## Provided data:
□ □ □
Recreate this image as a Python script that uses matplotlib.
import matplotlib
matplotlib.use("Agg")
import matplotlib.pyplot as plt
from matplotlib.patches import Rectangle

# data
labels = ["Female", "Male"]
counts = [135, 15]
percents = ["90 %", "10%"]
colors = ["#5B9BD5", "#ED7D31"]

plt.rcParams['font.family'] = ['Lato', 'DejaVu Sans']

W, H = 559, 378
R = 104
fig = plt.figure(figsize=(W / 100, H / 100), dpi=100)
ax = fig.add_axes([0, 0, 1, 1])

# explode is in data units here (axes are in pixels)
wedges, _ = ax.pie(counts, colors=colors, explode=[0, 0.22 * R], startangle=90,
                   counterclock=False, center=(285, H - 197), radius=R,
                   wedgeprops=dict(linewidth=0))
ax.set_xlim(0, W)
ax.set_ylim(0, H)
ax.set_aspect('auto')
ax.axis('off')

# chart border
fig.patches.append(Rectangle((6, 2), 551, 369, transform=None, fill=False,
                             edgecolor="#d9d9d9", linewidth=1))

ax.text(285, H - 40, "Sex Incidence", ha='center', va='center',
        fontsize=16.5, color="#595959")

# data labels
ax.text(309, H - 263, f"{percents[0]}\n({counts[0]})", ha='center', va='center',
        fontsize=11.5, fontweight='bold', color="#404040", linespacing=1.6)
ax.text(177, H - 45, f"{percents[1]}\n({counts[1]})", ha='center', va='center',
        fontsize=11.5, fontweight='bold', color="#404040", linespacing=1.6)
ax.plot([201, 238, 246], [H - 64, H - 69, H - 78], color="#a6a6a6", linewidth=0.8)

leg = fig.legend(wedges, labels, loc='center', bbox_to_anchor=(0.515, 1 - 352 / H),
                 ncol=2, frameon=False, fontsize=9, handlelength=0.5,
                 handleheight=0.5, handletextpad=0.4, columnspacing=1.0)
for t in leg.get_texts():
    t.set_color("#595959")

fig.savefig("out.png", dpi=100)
□ □ □
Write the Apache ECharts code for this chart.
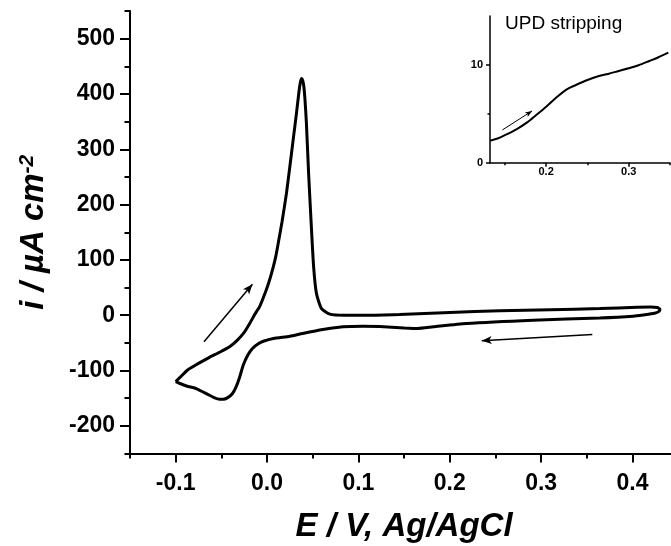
□ □ □
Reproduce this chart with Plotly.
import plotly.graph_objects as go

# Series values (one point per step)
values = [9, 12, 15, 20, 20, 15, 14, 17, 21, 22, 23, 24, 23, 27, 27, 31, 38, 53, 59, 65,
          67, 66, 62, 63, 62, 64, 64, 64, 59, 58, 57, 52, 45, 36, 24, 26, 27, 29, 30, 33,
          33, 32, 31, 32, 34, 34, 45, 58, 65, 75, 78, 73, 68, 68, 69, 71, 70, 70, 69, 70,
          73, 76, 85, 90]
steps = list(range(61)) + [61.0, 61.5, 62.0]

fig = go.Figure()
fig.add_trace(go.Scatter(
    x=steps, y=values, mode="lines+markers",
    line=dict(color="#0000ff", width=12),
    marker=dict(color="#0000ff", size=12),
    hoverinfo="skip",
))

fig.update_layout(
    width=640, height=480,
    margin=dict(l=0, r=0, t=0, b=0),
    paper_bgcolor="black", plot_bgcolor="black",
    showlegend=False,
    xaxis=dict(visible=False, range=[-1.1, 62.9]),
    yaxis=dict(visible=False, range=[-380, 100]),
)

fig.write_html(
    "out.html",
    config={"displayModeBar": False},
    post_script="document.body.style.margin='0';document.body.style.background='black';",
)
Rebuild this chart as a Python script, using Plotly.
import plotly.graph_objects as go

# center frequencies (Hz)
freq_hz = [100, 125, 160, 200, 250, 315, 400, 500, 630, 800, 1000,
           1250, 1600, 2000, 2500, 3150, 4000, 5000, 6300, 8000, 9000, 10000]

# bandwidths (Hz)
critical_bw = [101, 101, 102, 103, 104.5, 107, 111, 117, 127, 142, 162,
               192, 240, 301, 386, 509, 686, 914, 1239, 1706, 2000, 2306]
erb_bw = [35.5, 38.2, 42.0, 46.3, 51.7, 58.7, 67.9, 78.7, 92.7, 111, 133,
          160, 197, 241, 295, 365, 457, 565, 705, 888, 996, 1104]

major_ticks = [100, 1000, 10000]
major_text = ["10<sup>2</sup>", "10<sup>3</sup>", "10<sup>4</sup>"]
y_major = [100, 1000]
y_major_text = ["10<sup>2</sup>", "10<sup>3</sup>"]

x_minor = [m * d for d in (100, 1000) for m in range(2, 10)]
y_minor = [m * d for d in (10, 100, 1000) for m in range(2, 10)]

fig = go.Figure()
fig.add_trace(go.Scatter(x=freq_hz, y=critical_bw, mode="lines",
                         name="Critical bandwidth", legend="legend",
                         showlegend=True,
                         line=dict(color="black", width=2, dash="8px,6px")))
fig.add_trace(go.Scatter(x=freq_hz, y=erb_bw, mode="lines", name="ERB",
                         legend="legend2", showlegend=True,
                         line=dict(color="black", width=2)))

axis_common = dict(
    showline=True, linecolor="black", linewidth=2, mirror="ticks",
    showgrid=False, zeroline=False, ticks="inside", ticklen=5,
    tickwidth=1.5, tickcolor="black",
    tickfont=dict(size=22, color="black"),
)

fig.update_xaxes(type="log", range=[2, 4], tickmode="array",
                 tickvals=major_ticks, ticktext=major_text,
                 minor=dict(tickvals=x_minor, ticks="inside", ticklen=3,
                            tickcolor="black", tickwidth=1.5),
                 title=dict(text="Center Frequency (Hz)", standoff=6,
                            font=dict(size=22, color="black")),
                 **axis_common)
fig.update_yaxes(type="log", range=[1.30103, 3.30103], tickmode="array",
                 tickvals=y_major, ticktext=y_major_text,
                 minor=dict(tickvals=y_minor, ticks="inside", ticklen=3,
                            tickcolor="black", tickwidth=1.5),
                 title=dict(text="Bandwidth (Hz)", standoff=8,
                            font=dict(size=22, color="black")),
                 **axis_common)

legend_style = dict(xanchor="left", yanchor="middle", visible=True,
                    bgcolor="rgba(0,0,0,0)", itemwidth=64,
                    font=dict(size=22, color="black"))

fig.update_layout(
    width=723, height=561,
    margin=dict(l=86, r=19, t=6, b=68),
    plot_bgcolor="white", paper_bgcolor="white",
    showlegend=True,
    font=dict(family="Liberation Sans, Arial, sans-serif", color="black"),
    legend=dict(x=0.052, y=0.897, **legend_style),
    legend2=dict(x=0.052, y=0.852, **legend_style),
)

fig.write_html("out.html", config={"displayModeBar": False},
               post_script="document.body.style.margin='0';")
□ □ □
## Directions for this task:
Above is a listing; print exactly its lines from the one with "Reproduce this chart with Plotly." through the one with "y_minor = [m", and no other lines.

## Correct output:
Reproduce this chart with Plotly.
import plotly.graph_objects as go

# Series values (one point per step)
values = [9, 12, 15, 20, 20, 15, 14, 17, 21, 22, 23, 24, 23, 27, 27, 31, 38, 53, 59, 65,
          67, 66, 62, 63, 62, 64, 64, 64, 59, 58, 57, 52, 45, 36, 24, 26, 27, 29, 30, 33,
          33, 32, 31, 32, 34, 34, 45, 58, 65, 75, 78, 73, 68, 68, 69, 71, 70, 70, 69, 70,
          73, 76, 85, 90]
steps = list(range(61)) + [61.0, 61.5, 62.0]

fig = go.Figure()
fig.add_trace(go.Scatter(
    x=steps, y=values, mode="lines+markers",
    line=dict(color="#0000ff", width=12),
    marker=dict(color="#0000ff", size=12),
    hoverinfo="skip",
))

fig.update_layout(
    width=640, height=480,
    margin=dict(l=0, r=0, t=0, b=0),
    paper_bgcolor="black", plot_bgcolor="black",
    showlegend=False,
    xaxis=dict(visible=False, range=[-1.1, 62.9]),
    yaxis=dict(visible=False, range=[-380, 100]),
)

fig.write_html(
    "out.html",
    config={"displayModeBar": False},
    post_script="document.body.style.margin='0';document.body.style.background='black';",
)
Rebuild this chart as a Python script, using Plotly.
import plotly.graph_objects as go

# center frequencies (Hz)
freq_hz = [100, 125, 160, 200, 250, 315, 400, 500, 630, 800, 1000,
           1250, 1600, 2000, 2500, 3150, 4000, 5000, 6300, 8000, 9000, 10000]

# bandwidths (Hz)
critical_bw = [101, 101, 102, 103, 104.5, 107, 111, 117, 127, 142, 162,
               192, 240, 301, 386, 509, 686, 914, 1239, 1706, 2000, 2306]
erb_bw = [35.5, 38.2, 42.0, 46.3, 51.7, 58.7, 67.9, 78.7, 92.7, 111, 133,
          160, 197, 241, 295, 365, 457, 565, 705, 888, 996, 1104]

major_ticks = [100, 1000, 10000]
major_text = ["10<sup>2</sup>", "10<sup>3</sup>", "10<sup>4</sup>"]
y_major = [100, 1000]
y_major_text = ["10<sup>2</sup>", "10<sup>3</sup>"]

x_minor = [m * d for d in (100, 1000) for m in range(2, 10)]
y_minor = [m * d for d in (10, 100, 1000) for m in range(2, 10)]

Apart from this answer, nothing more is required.